INSTRUCTIONS TO FOLLOW
Exactly as written, retype the listing below, omitting the pictures.

SUPPLIED MATERIAL

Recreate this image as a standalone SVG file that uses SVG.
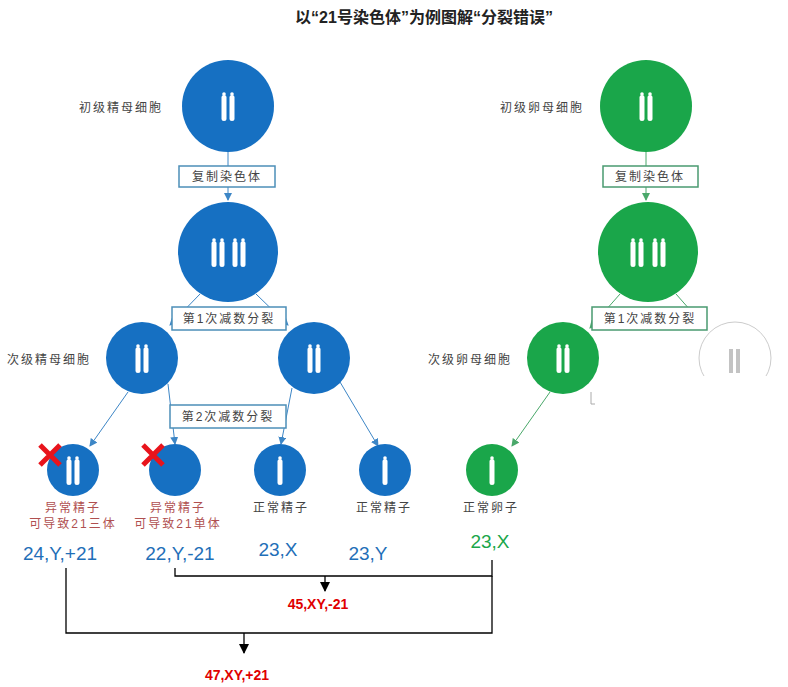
<svg xmlns="http://www.w3.org/2000/svg" width="788" height="687" viewBox="0 0 788 687">
<style>
text{font-family:"Liberation Sans","Noto Sans CJK SC",sans-serif}
.lb{font-size:12px;fill:#444;letter-spacing:2px}
.bx{fill:#fff;stroke-width:1.5}
.b{fill:#1670c2}.g{fill:#1aa64a}
.cb{stroke:#3d86c6;stroke-width:1;fill:none}
.cg{stroke:#4aa86a;stroke-width:1;fill:none}
.ch{fill:#fff}
.num{font-size:19px}
.res{font-size:14px;font-weight:bold;fill:#e00000}
.k{stroke:#000;stroke-width:1.3;fill:none}
</style>
<defs>
<g id="chr"><rect x="-2.5" y="-13" width="5" height="26" rx="2.5" class="ch"/><circle cx="0" cy="-14" r="1.8" class="ch"/></g>
<g id="pair"><use href="#chr" x="-4"/><use href="#chr" x="4"/></g>
<marker id="ab" markerWidth="8" markerHeight="8" refX="7" refY="4" orient="auto" markerUnits="userSpaceOnUse"><path d="M0,0L8,4L0,8z" fill="#3d86c6"/></marker>
<marker id="ag" markerWidth="8" markerHeight="8" refX="7" refY="4" orient="auto" markerUnits="userSpaceOnUse"><path d="M0,0L8,4L0,8z" fill="#4aa86a"/></marker>
<marker id="ak" markerWidth="10" markerHeight="10" refX="9" refY="5" orient="auto" markerUnits="userSpaceOnUse"><path d="M0,0L10,5L0,10z" fill="#000"/></marker>
</defs>
<text x="424" y="23" text-anchor="middle" font-size="16" font-weight="bold" fill="#222">以“21号染色体”为例图解“分裂错误”</text>
<g id="connectors">
<path class="cb" d="M228,152V200" marker-end="url(#ab)"/>
<path class="cb" d="M200,294L170,325" marker-end="url(#ab)"/>
<path class="cb" d="M256,294L288,325" marker-end="url(#ab)"/>
<path class="cb" d="M128,392L90,446" marker-end="url(#ab)"/>
<path class="cb" d="M168,384L175,444" marker-end="url(#ab)"/>
<path class="cb" d="M292,388L281,444" marker-end="url(#ab)"/>
<path class="cb" d="M340,382L378,446" marker-end="url(#ab)"/>
<path class="cg" d="M646,152V200" marker-end="url(#ag)"/>
<path class="cg" d="M620,294L590,328" marker-end="url(#ag)"/>
<path class="cg" d="M676,294L706,328" marker-end="url(#ag)" stroke="#bbb"/>
<path class="cg" d="M550,392L512,446" marker-end="url(#ag)"/>
<path d="M591,392V404M591,404h4" stroke="#aaa" fill="none"/>
<path class="k" d="M175,568V576H492V560"/>
<path class="k" d="M325,576V591" marker-end="url(#ak)"/>
<path class="k" d="M66,568V633H492V576"/>
<path class="k" d="M244,633V653" marker-end="url(#ak)"/>
</g>
<g id="box1"><rect class="bx" x="179" y="166" width="96" height="21" stroke="#4c8fb8"/><text x="227" y="181" text-anchor="middle" class="lb">复制染色体</text></g>
<g id="box2"><rect class="bx" x="172" y="307" width="114" height="23" stroke="#4c8fb8"/><text x="229" y="323" text-anchor="middle" class="lb">第1次减数分裂</text></g>
<g id="box3"><rect class="bx" x="170" y="405" width="116" height="23" stroke="#4c8fb8"/><text x="228" y="421" text-anchor="middle" class="lb">第2次减数分裂</text></g>
<g id="box4"><rect class="bx" x="603" y="166" width="95" height="21" stroke="#4a9a70"/><text x="650" y="181" text-anchor="middle" class="lb">复制染色体</text></g>
<g id="box5"><rect class="bx" x="592" y="307" width="115" height="23" stroke="#4a9a70"/><text x="650" y="323" text-anchor="middle" class="lb">第1次减数分裂</text></g>
<g id="spermPrimary"><circle cx="228" cy="106" r="46" class="b"/><use href="#pair" x="228" y="108"/><text x="121" y="112" text-anchor="middle" class="lb">初级精母细胞</text></g>
<g id="spermDup"><circle cx="228" cy="252" r="50" class="b"/><use href="#pair" x="218" y="254"/><use href="#pair" x="239" y="254"/></g>
<g id="spermSec1"><circle cx="142" cy="358" r="36" class="b"/><use href="#pair" x="142" y="360"/><text x="49" y="364" text-anchor="middle" class="lb">次级精母细胞</text></g>
<g id="spermSec2"><circle cx="314" cy="358" r="36" class="b"/><use href="#pair" x="314" y="360"/></g>
<g id="sperm1"><circle cx="73" cy="470" r="26" class="b"/><use href="#pair" x="73" y="472"/>
<path d="M40,445L60,465M60,445L40,465" stroke="#e8141c" stroke-width="5"/>
<text x="73" y="512" text-anchor="middle" class="lb" fill="#b05050" style="fill:#b05050">异常精子</text><text x="73" y="528" text-anchor="middle" class="lb" style="fill:#b05050">可导致21三体</text>
<text x="60" y="560" text-anchor="middle" class="num" fill="#1f6fb8">24,Y,+21</text></g>
<g id="sperm2"><circle cx="175" cy="470" r="26" class="b"/>
<path d="M143,445L163,465M163,445L143,465" stroke="#e8141c" stroke-width="5"/>
<text x="178" y="512" text-anchor="middle" class="lb" style="fill:#b05050">异常精子</text><text x="178" y="528" text-anchor="middle" class="lb" style="fill:#b05050">可导致21单体</text>
<text x="180" y="560" text-anchor="middle" class="num" fill="#1f6fb8">22,Y,-21</text></g>
<g id="sperm3"><circle cx="280" cy="470" r="26" class="b"/><use href="#chr" x="280" y="472"/><text x="281" y="512" text-anchor="middle" class="lb">正常精子</text><text x="278" y="556" text-anchor="middle" class="num" fill="#1f6fb8">23,X</text></g>
<g id="sperm4"><circle cx="385" cy="470" r="26" class="b"/><use href="#chr" x="385" y="472"/><text x="384" y="512" text-anchor="middle" class="lb">正常精子</text><text x="368" y="560" text-anchor="middle" class="num" fill="#1f6fb8">23,Y</text></g>
<g id="eggPrimary"><circle cx="646" cy="106" r="46" class="g"/><use href="#pair" x="646" y="108"/><text x="542" y="112" text-anchor="middle" class="lb">初级卵母细胞</text></g>
<g id="eggDup"><circle cx="648" cy="252" r="50" class="g"/><use href="#pair" x="637" y="254"/><use href="#pair" x="659" y="254"/></g>
<g id="eggSec"><circle cx="563" cy="358" r="36" class="g"/><use href="#pair" x="563" y="360"/><text x="470" y="364" text-anchor="middle" class="lb">次级卵母细胞</text></g>
<g id="polarBody"><circle cx="735" cy="358" r="36" fill="#fff" stroke="#ccc"/><g opacity="0.35"><rect x="729" y="349" width="4" height="24" fill="#555"/><rect x="736" y="349" width="4" height="24" fill="#555"/></g><rect x="695" y="376" width="90" height="30" fill="#fff"/></g>
<g id="egg"><circle cx="492" cy="470" r="26" class="g"/><use href="#chr" x="492" y="472"/><text x="491" y="512" text-anchor="middle" class="lb">正常卵子</text><text x="490" y="548" text-anchor="middle" class="num" fill="#1aa64a">23,X</text></g>
<g id="results"><text x="318" y="609" text-anchor="middle" class="res">45,XY,-21</text><text x="237" y="680" text-anchor="middle" class="res">47,XY,+21</text></g>
</svg>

IN RESPONSE
Recreate this image as a standalone SVG file that uses SVG.
<svg xmlns="http://www.w3.org/2000/svg" width="788" height="687" viewBox="0 0 788 687">
<style>
text{font-family:"Liberation Sans","Noto Sans CJK SC",sans-serif}
.lb{font-size:12px;fill:#444;letter-spacing:2px}
.bx{fill:#fff;stroke-width:1.5}
.b{fill:#1670c2}.g{fill:#1aa64a}
.cb{stroke:#3d86c6;stroke-width:1;fill:none}
.cg{stroke:#4aa86a;stroke-width:1;fill:none}
.ch{fill:#fff}
.num{font-size:19px}
.res{font-size:14px;font-weight:bold;fill:#e00000}
.k{stroke:#000;stroke-width:1.3;fill:none}
</style>
<defs>
<g id="chr"><rect x="-2.5" y="-13" width="5" height="26" rx="2.5" class="ch"/><circle cx="0" cy="-14" r="1.8" class="ch"/></g>
<g id="pair"><use href="#chr" x="-4"/><use href="#chr" x="4"/></g>
<marker id="ab" markerWidth="8" markerHeight="8" refX="7" refY="4" orient="auto" markerUnits="userSpaceOnUse"><path d="M0,0L8,4L0,8z" fill="#3d86c6"/></marker>
<marker id="ag" markerWidth="8" markerHeight="8" refX="7" refY="4" orient="auto" markerUnits="userSpaceOnUse"><path d="M0,0L8,4L0,8z" fill="#4aa86a"/></marker>
<marker id="ak" markerWidth="10" markerHeight="10" refX="9" refY="5" orient="auto" markerUnits="userSpaceOnUse"><path d="M0,0L10,5L0,10z" fill="#000"/></marker>
</defs>
<text x="424" y="23" text-anchor="middle" font-size="16" font-weight="bold" fill="#222">以“21号染色体”为例图解“分裂错误”</text>
<g id="connectors">
<path class="cb" d="M228,152V200" marker-end="url(#ab)"/>
<path class="cb" d="M200,294L170,325" marker-end="url(#ab)"/>
<path class="cb" d="M256,294L288,325" marker-end="url(#ab)"/>
<path class="cb" d="M128,392L90,446" marker-end="url(#ab)"/>
<path class="cb" d="M168,384L175,444" marker-end="url(#ab)"/>
<path class="cb" d="M292,388L281,444" marker-end="url(#ab)"/>
<path class="cb" d="M340,382L378,446" marker-end="url(#ab)"/>
<path class="cg" d="M646,152V200" marker-end="url(#ag)"/>
<path class="cg" d="M620,294L590,328" marker-end="url(#ag)"/>
<path class="cg" d="M676,294L706,328" marker-end="url(#ag)" stroke="#bbb"/>
<path class="cg" d="M550,392L512,446" marker-end="url(#ag)"/>
<path d="M591,392V404M591,404h4" stroke="#aaa" fill="none"/>
<path class="k" d="M175,568V576H492V560"/>
<path class="k" d="M325,576V591" marker-end="url(#ak)"/>
<path class="k" d="M66,568V633H492V576"/>
<path class="k" d="M244,633V653" marker-end="url(#ak)"/>
</g>
<g id="box1"><rect class="bx" x="179" y="166" width="96" height="21" stroke="#4c8fb8"/><text x="227" y="181" text-anchor="middle" class="lb">复制染色体</text></g>
<g id="box2"><rect class="bx" x="172" y="307" width="114" height="23" stroke="#4c8fb8"/><text x="229" y="323" text-anchor="middle" class="lb">第1次减数分裂</text></g>
<g id="box3"><rect class="bx" x="170" y="405" width="116" height="23" stroke="#4c8fb8"/><text x="228" y="421" text-anchor="middle" class="lb">第2次减数分裂</text></g>
<g id="box4"><rect class="bx" x="603" y="166" width="95" height="21" stroke="#4a9a70"/><text x="650" y="181" text-anchor="middle" class="lb">复制染色体</text></g>
<g id="box5"><rect class="bx" x="592" y="307" width="115" height="23" stroke="#4a9a70"/><text x="650" y="323" text-anchor="middle" class="lb">第1次减数分裂</text></g>
<g id="spermPrimary"><circle cx="228" cy="106" r="46" class="b"/><use href="#pair" x="228" y="108"/><text x="121" y="112" text-anchor="middle" class="lb">初级精母细胞</text></g>
<g id="spermDup"><circle cx="228" cy="252" r="50" class="b"/><use href="#pair" x="218" y="254"/><use href="#pair" x="239" y="254"/></g>
<g id="spermSec1"><circle cx="142" cy="358" r="36" class="b"/><use href="#pair" x="142" y="360"/><text x="49" y="364" text-anchor="middle" class="lb">次级精母细胞</text></g>
<g id="spermSec2"><circle cx="314" cy="358" r="36" class="b"/><use href="#pair" x="314" y="360"/></g>
<g id="sperm1"><circle cx="73" cy="470" r="26" class="b"/><use href="#pair" x="73" y="472"/>
<path d="M40,445L60,465M60,445L40,465" stroke="#e8141c" stroke-width="5"/>
<text x="73" y="512" text-anchor="middle" class="lb" fill="#b05050" style="fill:#b05050">异常精子</text><text x="73" y="528" text-anchor="middle" class="lb" style="fill:#b05050">可导致21三体</text>
<text x="60" y="560" text-anchor="middle" class="num" fill="#1f6fb8">24,Y,+21</text></g>
<g id="sperm2"><circle cx="175" cy="470" r="26" class="b"/>
<path d="M143,445L163,465M163,445L143,465" stroke="#e8141c" stroke-width="5"/>
<text x="178" y="512" text-anchor="middle" class="lb" style="fill:#b05050">异常精子</text><text x="178" y="528" text-anchor="middle" class="lb" style="fill:#b05050">可导致21单体</text>
<text x="180" y="560" text-anchor="middle" class="num" fill="#1f6fb8">22,Y,-21</text></g>
<g id="sperm3"><circle cx="280" cy="470" r="26" class="b"/><use href="#chr" x="280" y="472"/><text x="281" y="512" text-anchor="middle" class="lb">正常精子</text><text x="278" y="556" text-anchor="middle" class="num" fill="#1f6fb8">23,X</text></g>
<g id="sperm4"><circle cx="385" cy="470" r="26" class="b"/><use href="#chr" x="385" y="472"/><text x="384" y="512" text-anchor="middle" class="lb">正常精子</text><text x="368" y="560" text-anchor="middle" class="num" fill="#1f6fb8">23,Y</text></g>
<g id="eggPrimary"><circle cx="646" cy="106" r="46" class="g"/><use href="#pair" x="646" y="108"/><text x="542" y="112" text-anchor="middle" class="lb">初级卵母细胞</text></g>
<g id="eggDup"><circle cx="648" cy="252" r="50" class="g"/><use href="#pair" x="637" y="254"/><use href="#pair" x="659" y="254"/></g>
<g id="eggSec"><circle cx="563" cy="358" r="36" class="g"/><use href="#pair" x="563" y="360"/><text x="470" y="364" text-anchor="middle" class="lb">次级卵母细胞</text></g>
<g id="polarBody"><circle cx="735" cy="358" r="36" fill="#fff" stroke="#ccc"/><g opacity="0.35"><rect x="729" y="349" width="4" height="24" fill="#555"/><rect x="736" y="349" width="4" height="24" fill="#555"/></g><rect x="695" y="376" width="90" height="30" fill="#fff"/></g>
<g id="egg"><circle cx="492" cy="470" r="26" class="g"/><use href="#chr" x="492" y="472"/><text x="491" y="512" text-anchor="middle" class="lb">正常卵子</text><text x="490" y="548" text-anchor="middle" class="num" fill="#1aa64a">23,X</text></g>
<g id="results"><text x="318" y="609" text-anchor="middle" class="res">45,XY,-21</text><text x="237" y="680" text-anchor="middle" class="res">47,XY,+21</text></g>
</svg>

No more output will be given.